Problem is, when it came to funding the environmental impact study needed to move forward, the Texas Department of Transportation decided only to cover the Dallas stop. This upset the delicate regional balance achieved by giving everyone everything and threatened to stoke a rivalry that could slow the project to a crawl.

North Texas' Republican delegation in the state Senate has inserted itself into the argument. Last month, Senators John Carona (Dallas), Ken Paxton (Plano), Jane Nelson (Flower Mound), Bob Deuell (Greenville), and Kelly Hancock (North Richland Hills) sent a joint letter to TxDOT executive director Phil Wilson urging him to split the baby and run the rail line up the State Highway 360 corridor and straight into DFW Airport. Neither Dallas nor Fort Worth would have a station.

"Every city in the DFW Metroplex cannot have direct high-speed rail service - the cost is too great, and connecting every city directly would not be efficient," they write. "In order to receive the greatest return on an investment, an alignment into the Metroplex ... to the A and B terminal area of the DFW International Airport, must be encouraged."
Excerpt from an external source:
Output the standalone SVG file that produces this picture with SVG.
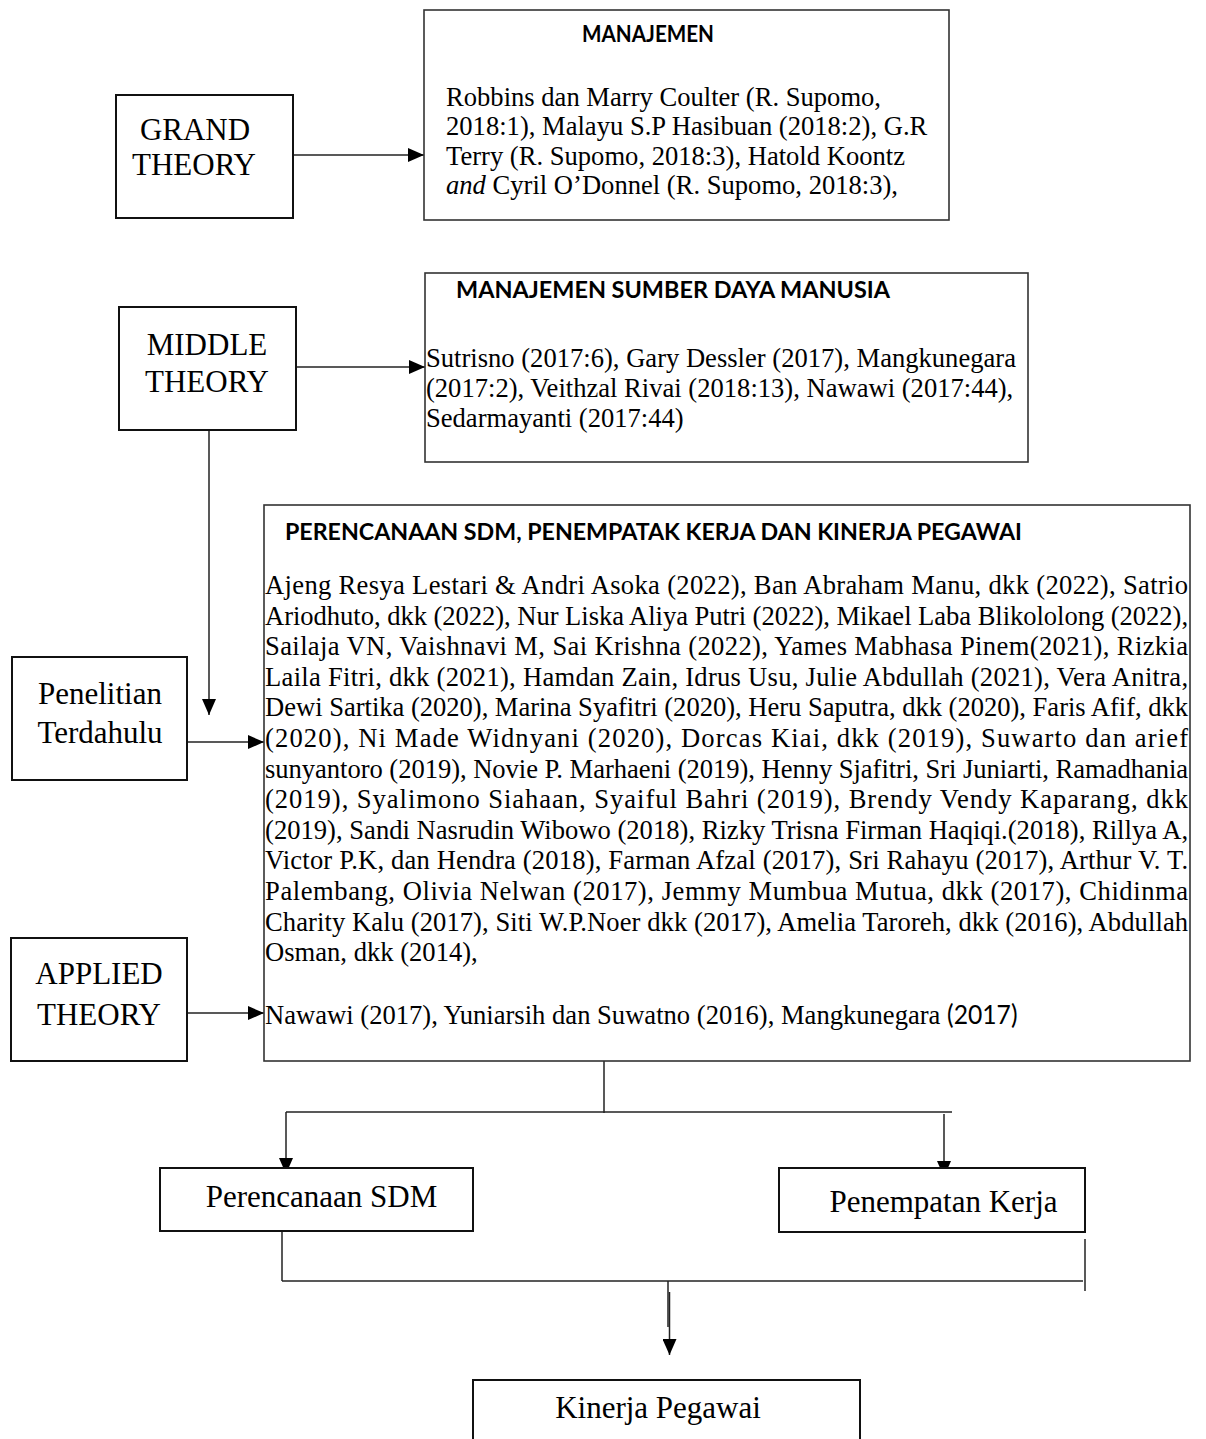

DFW is already a regional hub, they write, channeling an overcaffeinated airport PR team. It has parking, taxis, bus service rental cars, light rail access (almost), "as well as an award-winning, state of the art people-mover system, the Skylink. "Through high-speed rail service, the airport will become the national and international model for an integrated transportation hub for the 21st century - what some have termed an 'aerotropolis.'"

They wax on about the immense benefit of high-speed rail and Texas' bright future as the most populous state in the country and urge TxDOT not to drop the ball. "This decision is a one hundred year decision, and we must get it right." Really, though, they had us at "aerotropolis."